The Accountability Act offers other examples of how liberal thinking has taken over the Statehouse.
Conservatives don’t try to tear down traditional institutions such as public schools, which have been part of Alabama’s fabric since before we became a state in 1819. When early communities wanted to tell the world they had “arrived,” they built churches and schools. The first school in Clarke County had students in 1809 according to Dr. David Mathews, former president of the University of Alabama and a native of Clark County.
But the Accountability Act is more about harming public education than helping it. How else can you describe legislation that singles out “failing schools” and then takes resources away from the very schools that need them the most?
Conservatives know that in a democracy everyone plays by the same rules–but not in the Accountability Act. It has two sets of rules. With public schools we point out failing schools and hold them up for all to see. But we don’t do that for private schools. If we rank public schools and say the bottom 10 percent are failing, shouldn’t we do the same for private schools? Maybe a liberal thinks we should have different rules for different folks—but not a conservative.
Conservatives believe that in a democracy everyone pays his fair share. Yet the Accountability Act allows businesses to take tax dollars that would be used for education, roads and bridges, corrections and the overall common good and divert it dollar for dollar into scholarships for private schools. Instead of repairing a road, let’s help a private school recruit a new quarterback.
Talk about liberal elitism. It would be difficult to find a better example.
And what makes all of this even more incredible is that the same legislators who turned to Washington for the Accountability Act screamed to high heaven that we should repeal the course standards claiming they came from Washington.
If this isn’t classic liberal doublespeak, then what is?
But it’s when you did into the details of the Accountability Act, that you really see why Nancy and Harry would be happy.
For example: I thought conservatives were against more government and more bureaucracy. This bill increases both. In fact, some of the money designated for scholarships for kids will be sent to the state department of education and the department of revenue to defray their costs of policing all the new regulations.

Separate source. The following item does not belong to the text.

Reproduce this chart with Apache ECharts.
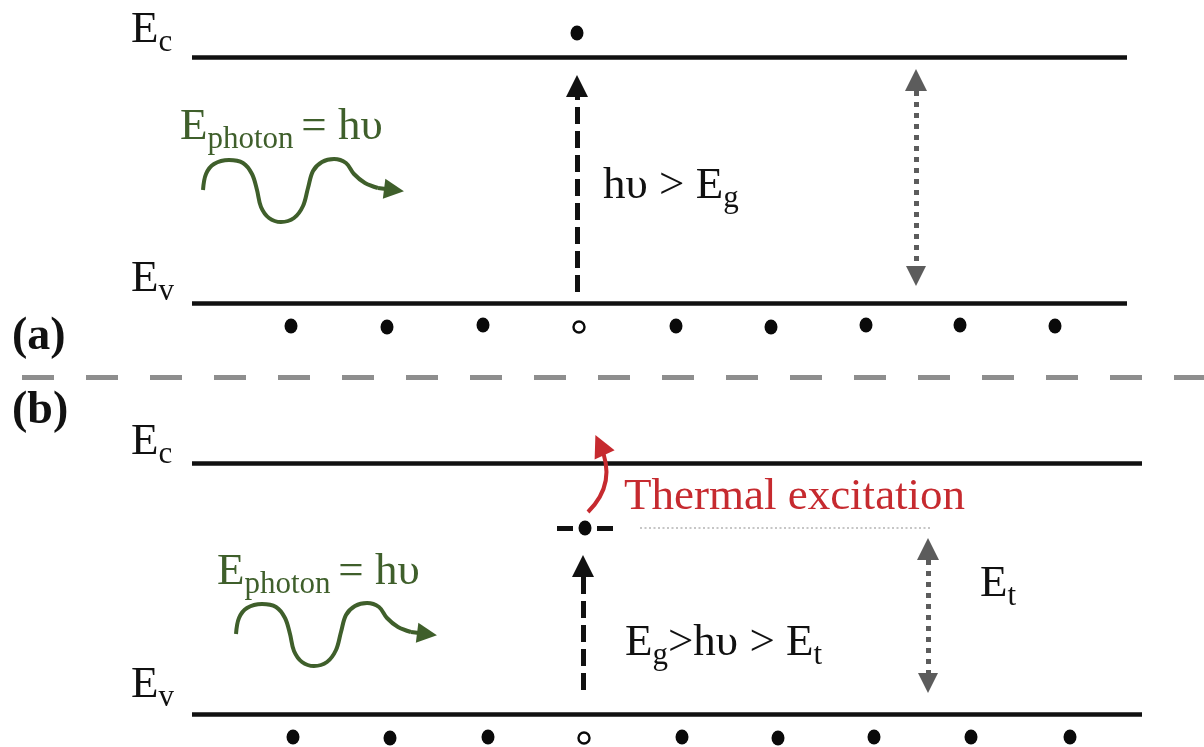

Revenue will create new rules. ALSDE will create new rules. Revenue will get into the education business by hiring a private, independent researcher to study private schools to see if they are up to snuff. Test results from private schools will be sent to revenue—not education.
Scholarship organizations will have to have criminal background checks on employees and board members. Private schools will have to post bonds with scholarship groups, not to mention the bill sets up the most generous entitlement program to ever hit the state.
You just can’t put enough conservative lipstick on this pig to make it what it ain’t.